Fiscalité : Comment a évolué la fiscalité des revenus des capitaux mobiliers
La fiscalisation des bons et obligations émis ou garantis par l’Etat n’a eu lieu qu’en 1994, selon le barème de l’IGR à l’époque. Et ce n’est qu’en 1997 qu’une taxe de 10% sur les profits nets des cessions d’actions ou parts sociales a été instituée, avec une exonération si le montant de la cession ne dépasse pas 20 000 DH au cours d’une année.
En 2000, l’imposition des revenus des actifs financiers a été mieux encadrée : IR de 20% sur les profits de cession des obligations et autres titres de créance et d’actions ou parts d’OPCVM investis à hauteur de 90% au moins en obligations ; de 10% sur les profits de cession des actions et autres titres de capital ainsi que les parts ou actions d’OPCVM investis à hauteur de 60% au moins en actions ; et IR de 15% sur les profits de cession des actions ou parts d’OPCVM ne relevant ni des actions ni des obligations (fonds diversifiés).
Entre 2002 et 2005, les profits de cession des actions cotées en Bourse et les actions et parts d’OPCVM investis à hauteur de 85% au moins en actions cotées ont été totalement exonérés. Et, en 2007, le seuil d’exonération des profits mobiliers a été porté à 24 000 DH.
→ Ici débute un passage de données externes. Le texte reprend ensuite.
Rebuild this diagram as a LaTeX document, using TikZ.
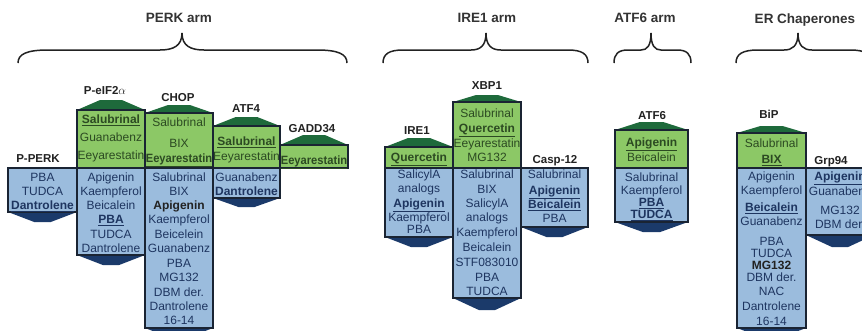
\documentclass[tikz,border=0pt]{standalone}
\usepackage{fontspec}
\usepackage{graphicx}
\setmainfont{Liberation Sans}
\definecolor{bluef}{HTML}{9BBCDD}
\definecolor{greenf}{HTML}{8CC866}
\definecolor{roofc}{HTML}{1E6A3B}
\definecolor{navyc}{HTML}{1B3A6A}
\definecolor{edgec}{HTML}{1A2433}
\definecolor{btext}{HTML}{1E3560}
\definecolor{gtext}{HTML}{2C4A22}
\definecolor{labc}{HTML}{222222}
\definecolor{armc}{HTML}{333333}
\newcommand\bu[1]{\textbf{\underline{#1}}}
\newcommand\sq[1]{\scalebox{0.93}[1]{#1}}
\newcommand\tcol[4]{\foreach \yy/\t [count=\i] in {#4} {\node[#3] (#1-\i) at ({#2},{\yy+4.3}) {\t};}}
\newcommand\roofpart[4]{\fill[roofc] (#1,#4) -- ({#1+0.34*(#2-#1)},#3) -- ({#2-0.34*(#2-#1)},#3) -- (#2,#4) -- cycle;}
\newcommand\greenpart[4]{\fill[greenf] (#1,#3) rectangle (#2,#4);}
\newcommand\bluepart[4]{\fill[bluef] (#1,#3) rectangle (#2,#4);}
\newcommand\chev[4]{\fill[navyc] (#1,#3) -- (#2,#3) -- ({#2-0.38*(#2-#1)},#4) -- ({#1+0.38*(#2-#1)},#4) -- cycle;}
\newcommand\outl[4]{\draw[edge] (#1,#3) rectangle (#2,#4);}
\newcommand\midl[3]{\draw[edge] (#1,#3) -- (#2,#3);}
\newcommand\bracedraw[5]{\draw[bracec] (#1,63) .. controls (#1,54) and ({#1+0.3*#4},50) .. ({#1+#4},50) -- ({#2-#5},50) .. controls ({#2-0.4*#5},50) and (#2,46) .. (#2,33) .. controls (#2,46) and ({#2+0.4*#5},50) .. ({#2+#5},50) -- ({#3-#4},50) .. controls ({#3-0.3*#4},50) and (#3,54) .. (#3,63);}
\begin{document}
\begin{tikzpicture}[x=1pt,y=-1pt,
  edge/.style={draw=edgec,line width=1.1pt},
  bracec/.style={draw=labc,line width=1.5pt},
  tb/.style={font=\fontsize{12}{14}\selectfont,text=btext,anchor=base,inner sep=0pt},
  tg/.style={font=\fontsize{12}{14}\selectfont,text=gtext,anchor=base,inner sep=0pt},
  lab/.style={font=\bfseries\fontsize{11.5}{13}\selectfont,text=labc,anchor=base,inner sep=0pt},
  arm/.style={font=\bfseries\fontsize{13.5}{15}\selectfont,text=armc,anchor=base,inner sep=0pt}]
\useasboundingbox (0,0) rectangle (862,330);
\fill[white] (0,0) rectangle (862,330);
\begin{scope}
\clip (0,0) rectangle (862,330);
% braces
\bracedraw{18}{182}{347}{30}{22}
\bracedraw{383}{486}{588}{20}{15}
\bracedraw{614}{651}{691}{14}{10}
\bracedraw{736}{798}{872}{22}{14}
% P-PERK
\bluepart{8}{77}{168}{212}\chev{8}{77}{212}{222}\outl{8}{77}{168}{212}
% P-eIF2a
\roofpart{77}{145}{100}{110}\greenpart{77}{145}{110}{168}\bluepart{77}{145}{168}{255}\chev{77}{145}{255}{265}
\outl{77}{145}{110}{255}\midl{77}{145}{168}
% CHOP
\roofpart{145}{213}{105}{113}\greenpart{145}{213}{113}{168}\bluepart{145}{213}{168}{328}\chev{145}{213}{328}{338}
\outl{145}{213}{113}{328}\midl{145}{213}{168}
% ATF4
\roofpart{213}{280}{117}{126}\greenpart{213}{280}{126}{168}\bluepart{213}{280}{168}{198}\chev{213}{280}{198}{207}
\outl{213}{280}{126}{198}\midl{213}{280}{168}
% GADD34
\roofpart{280}{348}{135}{145}\greenpart{280}{348}{145}{168}\outl{280}{348}{145}{168}
% IRE1
\roofpart{385}{453}{138}{147}\greenpart{385}{453}{147}{168}\bluepart{385}{453}{168}{237}\chev{385}{453}{237}{247}
\outl{385}{453}{147}{237}\midl{385}{453}{168}
% XBP1
\roofpart{453}{521}{95}{102}\greenpart{453}{521}{102}{168}\bluepart{453}{521}{168}{298}\chev{453}{521}{298}{310}
\outl{453}{521}{102}{298}\midl{453}{521}{168}
% Casp-12
\bluepart{521}{588}{168}{227}\chev{521}{588}{227}{237}\outl{521}{588}{168}{227}
% ATF6
\roofpart{615}{688}{122}{130}\greenpart{615}{688}{130}{168}\bluepart{615}{688}{168}{222}\chev{615}{688}{222}{232}
\outl{615}{688}{130}{222}\midl{615}{688}{168}
% BiP
\roofpart{737}{806}{126}{133}\greenpart{737}{806}{133}{168}\bluepart{737}{806}{168}{328}\chev{737}{806}{328}{338}
\outl{737}{806}{133}{328}\midl{737}{806}{168}
% Grp94
\bluepart{806}{874}{168}{235}\chev{806}{874}{235}{247}\outl{806}{874}{168}{235}
% texts
\tcol{pperkb}{42.5}{tb}{177/PBA,191/TUDCA,205/{\bu{Dantrolene}}}
\tcol{peifg}{111}{tg}{119/{\bu{Salubrinal}},137/Guanabenz,155/Eeyarestatin}
\tcol{peifb}{111}{tb}{177/Apigenin,191/Kaempferol,205/Beicalein,219/{\bu{PBA}},234/TUDCA,248/Dantrolene}
\tcol{chopg}{179}{tg}{122/Salubrinal,143/BIX,158/{\bu{\sq{Eeyarestatin}}}}
\tcol{chopb}{179}{tb}{177/Salubrinal,191/BIX,205/{\textcolor{labc}{\textbf{Apigenin}}},219/Kaempferol,234/Beicelein,248/Guanabenz,263/PBA,277/MG132,292/DBM der.,306/Dantrolene,320/16-14}
\tcol{atffourg}{246.5}{tg}{141/{\bu{Salubrinal}},156/Eeyarestatin}
\tcol{atffourb}{246.5}{tb}{177/Guanabenz,191/{\textbf{Dantrolene}}}
\tcol{gaddg}{314}{tg}{160/{\bu{\sq{Eeyarestatin}}}}
\tcol{ireg}{419}{tg}{157/{\bu{Quercetin}}}
\tcol{ireb}{419}{tb}{174/SalicylA,188/analogs,203/{\bu{Apigenin}},217/Kaempferol,229/PBA}
\tcol{xbpg}{487}{tg}{113/Salubrinal,128/{\bu{Quercetin}},143/Eeyarestatin,157/MG132}
\tcol{xbpb}{487}{tb}{174/Salubrinal,189/BIX,203/SalicylA,217/analogs,232/Kaempferol,247/Beicalein,262/STF083010,277/PBA,291/TUDCA}
\tcol{caspb}{554.5}{tb}{174/Salubrinal,190/{\bu{Apigenin}},204/{\bu{Beicalein}},218/PBA}
\tcol{atfsixg}{651.5}{tg}{142/{\bu{Apigenin}},157/Beicalein}
\tcol{atfsixb}{651.5}{tb}{177/Salubrinal,190/Kaempferol,202/{\bu{PBA}},214/{\bu{TUDCA}}}
\tcol{bipg}{771.5}{tg}{143/Salubrinal,159/{\bu{BIX}}}
\tcol{bipb}{771.5}{tb}{176/Apigenin,190/Kaempferol,207/{\bu{Beicalein}},221/Guanabenz,241/PBA,253/TUDCA,265/{\textcolor{labc}{\textbf{MG132}}},277/DBM der.,291/NAC,306/Dantrolene,321/16-14}
\tcol{grpb}{840}{tb}{176/{\bu{Apigenin}},191/Guanabenz,210/MG132,224/DBM der.}
\end{scope}
% labels
\node[lab] (l-pperk) at (38,162.1) {P-PERK};
\node[lab] (l-peif) at (105,94.1) {P-eIF2$\alpha$};
\node[lab] (l-chop) at (178,101.1) {CHOP};
\node[lab] (l-atffour) at (246,112.1) {ATF4};
\node[lab] (l-gadd) at (312,132.1) {GADD34};
\node[lab] (l-ire) at (417,134.1) {IRE1};
\node[lab] (l-xbp) at (487,89.1) {XBP1};
\node[lab] (l-casp) at (555,163.1) {Casp-12};
\node[lab] (l-atfsix) at (652,119.1) {ATF6};
\node[lab] (l-bip) at (769,118.1) {BiP};
\node[lab] (l-grp) at (831,164.1) {Grp94};
\node[arm] (a-perk) at (179,22.8) {PERK arm};
\node[arm] (a-ire) at (487,22.8) {IRE1 arm};
\node[arm] (a-atf) at (645,22.8) {ATF6 arm};
\node[arm] (a-er) at (805,23.8) {ER Chaperones};
\end{tikzpicture}
\end{document}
En 2008, le taux d’imposition des profits de cession des actions a été porté de 10% à 15% et celui de tous les OPCVM a été fixé à 20%. Cette mesure a été rectifiée en 2009 en ramenant le taux à 15% pour les OPCVM investis en actions. Cette même année, le seuil d’exonération des revenus mobiliers a été relevé à 28 000 DH, avant de passer à 30 000 DH en 2010. Par ailleurs, le taux d’imposition des profits de cession d’actions non cotées a été relevé à 20%.
Enfin, en 2011, les plans d’épargne actions, logement et éducation introduits par la Loi de finances de la même année ont été défiscalisés à hauteur des plafonds de placement autorisés (respectivement 600 000 DH, 400 000 DH et 300 000 DH), à condition de conserver l’argent déposé pendant une durée de 5 ans.